Start of Recorded information
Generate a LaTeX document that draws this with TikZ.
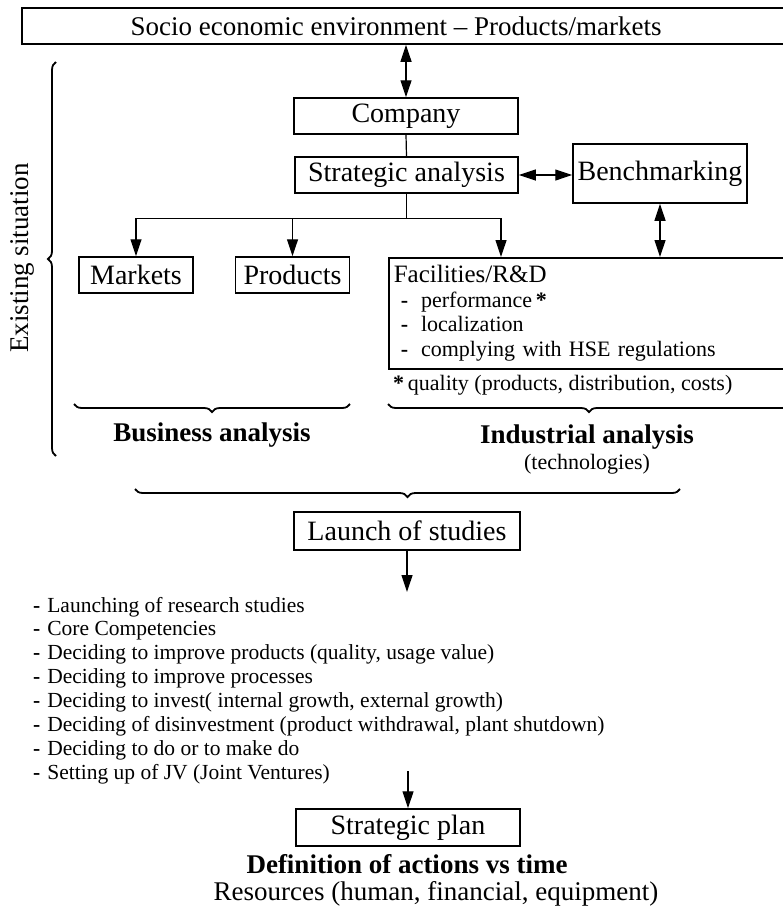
\documentclass[tikz,border=0pt]{standalone}
\usepackage{fontspec}
\setmainfont{Liberation Serif}
\usetikzlibrary{arrows.meta,positioning,calc,decorations.pathreplacing}
\newcommand{\bigtxt}{\fontsize{27}{30}\selectfont}
\newcommand{\boxtxt}{\fontsize{28}{30}\selectfont}
\newcommand{\midtxt}{\fontsize{22}{24.5}\selectfont}
\newcommand{\listtxt}{\fontsize{21.5}{23.9}\selectfont}
\tikzset{
  box/.style={draw=black, line width=1.5pt, inner sep=0pt, align=center, font=\boxtxt},
  lbl/.style={inner sep=0pt, font=\bigtxt},
  arr/.style={-{Triangle[length=17pt,width=11pt]}, line width=1.2pt},
  dblarr/.style={{Triangle[length=17pt,width=11pt]}-{Triangle[length=17pt,width=11pt]}, line width=1.2pt},
  link/.style={line width=1.2pt},
  brc/.style={decorate, decoration={brace, amplitude=8pt}, line width=1.8pt}
}

\begin{document}
\begin{tikzpicture}[x=1pt, y=-1pt]
  \useasboundingbox (0,0) rectangle (783,913);
  \clip (0,0) rectangle (783,913);

  % environment and company
  \node[box, anchor=west, minimum width=780pt, minimum height=36pt] (env) at (21,26) {};
  \node[lbl] (envtxt) at (396,26) {Socio economic environment -- Products/markets};
  \node[box, minimum width=224pt, minimum height=36pt] (comp) at (406,116) {Company};
  \node[box, minimum width=223pt, minimum height=36pt] (sa) at (406.5,175) {Strategic analysis};
  \node[box, minimum width=174pt, minimum height=59pt] (bench) at (660,173.5) {Benchmarking};

  \draw[dblarr] (comp.north |- env.south) -- (comp.north);
  \draw[link] (comp.south) -- (sa.north);
  \draw[dblarr] (sa.east) -- (sa.east -| bench.west);

  % analysis blocks
  \node[box, minimum width=114pt, minimum height=36pt] (mark) at (136,275) {Markets};
  \node[box, right=41pt of mark, minimum width=114pt, minimum height=36pt] (prod) {Products};
  \node[box, anchor=north west, align=left, text width=402pt, inner xsep=5pt,
    minimum height=111pt, font=\midtxt] (fac) at (388,257)
    {{\fontsize{25}{24.5}\selectfont Facilities/R\&D}\\
     \hspace*{7pt}\textbf{-}\hspace{13pt}performance\,\textbf{*}\\
     \hspace*{7pt}\textbf{-}\hspace{13pt}localization\\
     \hspace*{7pt}\textbf{-}\hspace{13pt}complying with HSE regulations};
  \node[lbl, anchor=west, font=\midtxt] (qual) at (393,385) {\textbf{*}\,quality (products, distribution, costs)};

  \draw[arr] (sa.south) -- ++(0,25) -| (mark.north);
  \draw[arr] (sa.south) -- ++(0,25) -| (prod.north);
  \draw[arr] (sa.south) -- ++(0,25) -| ($(fac.north west)+(113,0)$);
  \draw[dblarr] (bench.south) -- (bench.south |- fac.north);

  % braces
  \draw[brc] (350,404) -- (74,404);
  \draw[brc] (790,404) -- (388,404);
  \draw[brc] (56,456) -- (56,62);
  \draw[brc] (680,489) -- (135,489);

  \node[lbl, rotate=90] (exist) at (22,258) {Existing situation};
  \node[lbl, font=\bigtxt\bfseries] (bus) at (212,435) {Business analysis};
  \node[lbl, font=\bigtxt\bfseries] (ind) at (587,437) {Industrial analysis};
  \node[lbl, font=\midtxt, below=5pt of ind] (tech) {(technologies)};

  % studies
  \node[box, minimum width=226pt, minimum height=38pt] (launch) at (407,531) {Launch of studies};
  \coordinate (lend) at (407,592);
  \draw[arr] (launch.south) -- (lend);

  \foreach \txt [count=\i] in {Launching of research studies, Core Competencies,
      {Deciding to improve products (quality, usage value)}, Deciding to improve processes,
      {Deciding to invest( internal growth, external growth)},
      {Deciding of disinvestment (product withdrawal, plant shutdown)},
      Deciding to do or to make do, Setting up of JV (Joint Ventures)}
    \node[lbl, anchor=base west, font=\listtxt] (item\i) at (33,{612+23.9*(\i-1)}) {\textbf{-}\hspace{7pt}\txt};

  % plan
  \node[box, minimum width=224pt, minimum height=37pt] (plan) at (408,827.5) {Strategic plan};
  \coordinate (pstart) at (408,771);
  \draw[arr] (pstart) -- (plan.north);
  \node[lbl, anchor=base, font=\bigtxt\bfseries] (def) at (407,873) {Definition of actions vs time};
  \node[lbl, anchor=base] (res) at (436,900) {Resources (human, financial, equipment)};
\end{tikzpicture}
\end{document}
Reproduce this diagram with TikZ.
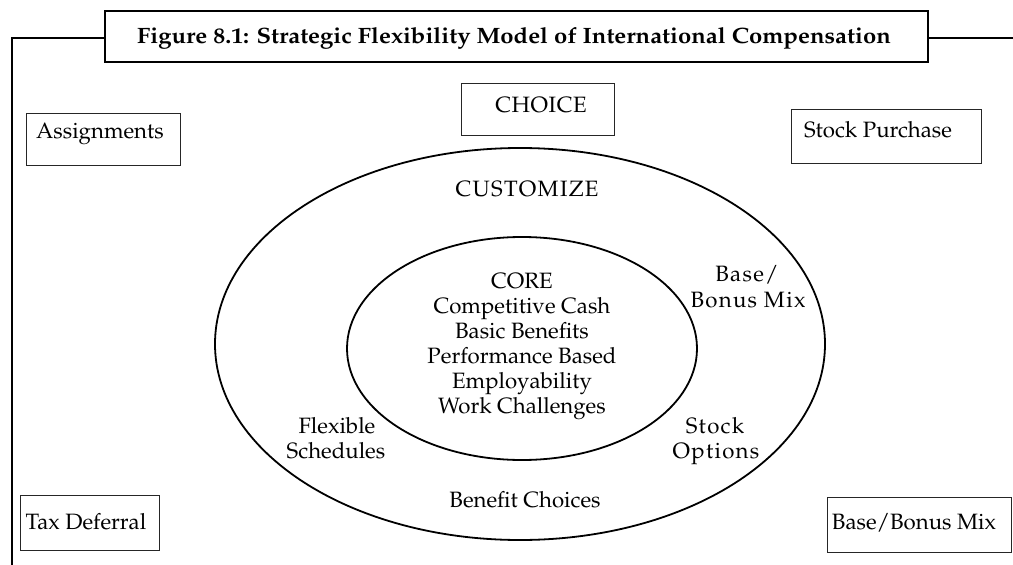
\documentclass[tikz,border=0pt]{standalone}
\usepackage[T1]{fontenc}
\usepackage{mathpazo}
\usetikzlibrary{shapes.geometric}
\newcommand\tk{\kern1.3pt}
\tikzset{
  x=1pt, y=-1pt,
  lbl/.style={anchor=base, inner sep=0pt, font=\fontsize{22.2}{26}\selectfont},
  boxnode/.style={draw=black!85, line width=1.1pt, inner sep=0pt, anchor=north west},
  ring/.style={draw, ellipse, line width=1.8pt, inner sep=0pt},
  frameline/.style={line width=2pt}
}
\begin{document}
\begin{tikzpicture}
\useasboundingbox (0,0) rectangle (1013,565);
% title and frame
\node[draw, line width=2pt, minimum width=823pt, minimum height=51pt, inner sep=0pt] (title) at (516.5,36.5) {};
\node[lbl, font=\fontsize{22.2}{26}\selectfont\bfseries] (titletext) at (514,43) {\scalebox{1.075}[1]{Figure 8.1: Strategic Flexibility Model of International Compensation}};
\coordinate (fl) at (12,38);
\coordinate (fb) at (12,565);
\coordinate (fr) at (1013,38);
\draw[frameline] (title.west |- fl) -- (fl) -- (fb);
\draw[frameline] (title.east |- fr) -- (fr);
% ellipses
\node[ring, minimum width=610pt, minimum height=392pt] (outer) at (520,344) {};
\node[ring, minimum width=350pt, minimum height=223pt] (inner) at (522,348.5) {};
% boxes
\node[boxnode, minimum width=154pt, minimum height=52pt] (assignbox) at (26,113) {};
\node[lbl] (assign) at (100,138) {Assignments};
\node[boxnode, minimum width=153pt, minimum height=52pt] (choicebox) at (461,83) {};
\node[lbl] (choice) at (541,112) {C\kern0.6pt H\kern0.6pt O\kern0.6pt I\kern0.6pt C\kern0.6pt E};
\node[boxnode, minimum width=190pt, minimum height=54pt] (stockbox) at (791,109) {};
\node[lbl] (stockp) at (878,137) {Stock Purchase};
\node[boxnode, minimum width=139pt, minimum height=55pt] (taxbox) at (20,495) {};
\node[lbl] (tax) at (86,529) {Tax Deferral};
\node[boxnode, minimum width=184pt, minimum height=55pt] (bbbox) at (827,497) {};
\node[lbl] (bb) at (914,529) {Base/Bonus Mix};
% ring labels
\node[lbl] (customize) at (527,196) {C\tk U\tk S\tk T\tk O\tk M\tk I\tk Z\tk E};
\node[lbl] (benefit) at (525,507) {Benefit Choices};
\node[lbl] (flex1) at (337,433) {Flexible};
\node[lbl] (flex2) at (336,458) {Schedules};
\node[lbl] (bbm1) at (747,281) {B\tk a\tk s\tk e\tk /};
\node[lbl] (bbm2) at (748,307) {B\tk o\tk n\tk u\tk s\tk\ M\tk i\tk x};
\node[lbl] (so1) at (715,433) {S\tk t\tk o\tk c\tk k};
\node[lbl] (so2) at (716,458) {O\tk p\tk t\tk i\tk o\tk n\tk s};
% core
\node[lbl] (core1) at (522,288) {CORE};
\node[lbl] (core2) at (522,313) {Competitive Cash};
\node[lbl] (core3) at (522,338) {Basic Benefits};
\node[lbl] (core4) at (522,363) {Performance Based};
\node[lbl] (core5) at (522,388) {Employability};
\node[lbl] (core6) at (522,413) {Work Challenges};
\end{tikzpicture}
\end{document}
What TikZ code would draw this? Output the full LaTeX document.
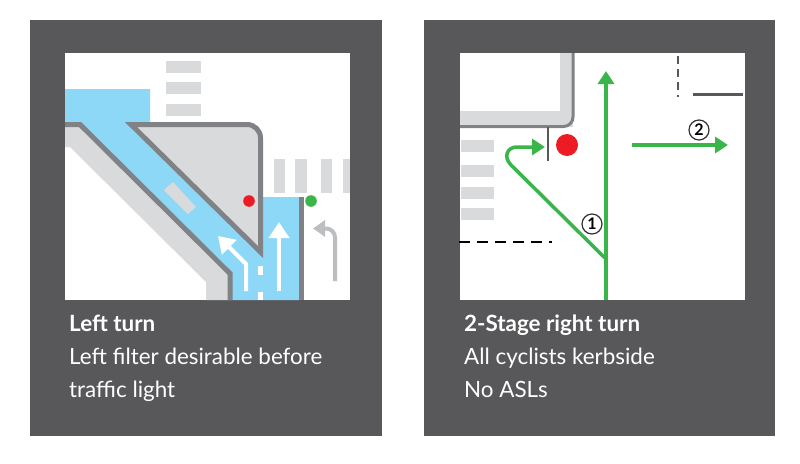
\documentclass[tikz,border=0pt]{standalone}
\usepackage{fontspec}
\setmainfont{Lato}
\usepackage{tikz}
\usetikzlibrary{arrows.meta}
\definecolor{panelgrey}{HTML}{58585A}
\definecolor{kerbgrey}{HTML}{808285}
\definecolor{padgrey}{HTML}{D9DADB}
\definecolor{signgrey}{HTML}{BCBEC0}
\definecolor{lanefill}{HTML}{8DD7F7}
\definecolor{cyclegreen}{HTML}{39B54A}
\definecolor{lightred}{HTML}{ED1C24}
\tikzset{
    caption/.style={anchor=base west, text=white, inner sep=0pt, font=\fontsize{22.4}{26}\selectfont},
    kerb/.style={draw=kerbgrey, line width=5pt, line join=miter},
    whitearrow/.style={draw=white, line width=4pt, -{Triangle[length=16pt,width=20pt]}},
    route/.style={draw=cyclegreen, line width=3.5pt, -{Triangle[length=13pt,width=16pt]}},
    stagemark/.style={circle, draw=black!80, line width=1.2pt, fill=white, minimum size=20pt, inner sep=0pt, font=\fontsize{16}{16}\selectfont\bfseries}
}
\newcommand{\panelbox}[2]{\fill[panelgrey] (#1,20) rectangle ++(351.5,416); \fill[white] (#2,53) rectangle ++(285,247);}
\newcommand{\hstripe}[3]{\fill[padgrey] (#1,#3) rectangle (#2,#3+11.5);}
\newcommand{\vstripe}[2]{\fill[padgrey] (#1,159) rectangle (#2,193);}

\begin{document}
\begin{tikzpicture}[x=1pt, y=-1pt]
    \useasboundingbox (0,0) rectangle (800,463);
    \fill[white] (0,0) rectangle (800,463);
    \panelbox{30}{65}
    \panelbox{423.5}{460}

    % left turn
    \fill[lanefill] (65,89) -- (150,89) -- (150,124) -- (131,124) -- (260,252) -- (263,252) -- (263,197)
        -- (299,197) -- (299,300) -- (230,300) -- (230,273) -- (80,124) -- (65,124) -- cycle;
    \fill[padgrey] (65,124) -- (80,124) -- (230,273) -- (230,300) -- (206,300) -- (206,282) -- (70,147) -- (65,147) -- cycle;
    \draw[kerb] (65,124.5) -- (80,124.5) -- (230,273.5) -- (230,300);
    \fill[padgrey] (131,124.5) -- (247,124.5) arc[start angle=-90, end angle=0, radius=13.5] -- (260.5,252) -- cycle;
    \draw[kerb] (260.5,252) -- (131,124.5) -- (247,124.5) arc[start angle=-90, end angle=0, radius=13.5] -- cycle;
    \draw[kerb] (301,197) -- (301,300);
    \hstripe{166}{201}{61}
    \hstripe{166}{201}{82}
    \hstripe{166}{201}{104}
    \vstripe{274}{285}
    \vstripe{295}{307}
    \vstripe{321}{332}
    \vstripe{343}{350}
    \fill[padgrey] (173,182) -- (196,207) -- (188,214) -- (164,190) -- cycle;
    \fill[white] (258,266) rectangle (263,275);
    \fill[white] (258,292) rectangle (263,300);
    \fill[lightred] (249,201) circle (5.8pt);
    \fill[cyclegreen] (311,201) circle (5.8pt);
    \coordinate (straightfoot) at (279,291);
    \coordinate (straighttip) at (279,222);
    \coordinate (filterfoot) at (246,291);
    \coordinate (filterbend) at (246,264);
    \coordinate (filtertip) at (218,236);
    \draw[whitearrow] (straightfoot) -- (straighttip);
    \draw[whitearrow] (filterfoot) -- (filterbend) -- (filtertip);
    \coordinate (signfoot) at (335,281);
    \coordinate (signtip) at (313,228.5);
    \draw[signgrey, line width=4pt, rounded corners=9pt, -{Triangle[length=12pt,width=16pt]}] (signfoot) -- (335,228.5) -- (signtip);
    \node[caption] (lefttitle) at (69,331) {\textbf{Left turn}};
    \node[caption] (leftone) at (69,364) {Left filter desirable before};
    \node[caption] (lefttwo) at (69,397) {traffic light};

    % two stage turn
    \fill[padgrey] (460,53) rectangle (573,127);
    \fill[white] (460,53) rectangle (560,111);
    \draw[kerbgrey, line width=3pt] (573,53) -- (573,117) arc[start angle=0, end angle=90, radius=9.5] -- (460,126.5);
    \draw[panelgrey, line width=2.5pt] (548,127) -- (548,161);
    \hstripe{461}{494}{140}
    \hstripe{461}{494}{165}
    \hstripe{461}{494}{187}
    \hstripe{461}{494}{208}
    \fill[lightred] (567,145) circle (11pt);
    \draw[black, line width=1.8pt, dash pattern=on 11pt off 7pt] (459,242) -- (552,242);
    \draw[panelgrey, line width=1.6pt, dash pattern=on 8pt off 5pt] (678,56) -- (678,97);
    \draw[panelgrey, line width=3pt] (693,94) -- (743,94);
    \coordinate (mainfoot) at (606,300);
    \coordinate (maintip) at (606,71);
    \coordinate (splitpoint) at (606,259);
    \coordinate (boxtip) at (545,147);
    \coordinate (crossfoot) at (632,145);
    \coordinate (crosstip) at (728,145);
    \draw[route] (mainfoot) -- (maintip);
    \draw[route] (splitpoint) -- (511,165) .. controls (503,157) and (507,147) .. (517,147) -- (boxtip);
    \draw[route] (crossfoot) -- (crosstip);
    \node[stagemark] (stageone) at (592,224) {1};
    \node[stagemark] (stagetwo) at (699,130) {2};
    \node[caption] (righttitle) at (464,331) {\textbf{2-Stage right turn}};
    \node[caption] (rightone) at (464,364) {All cyclists kerbside};
    \node[caption] (righttwo) at (464,397) {No ASLs};
\end{tikzpicture}
\end{document}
End of Recorded information
## Exercise objective
Count the lines of the material that include the word "this", then report only the total.

## Output below
3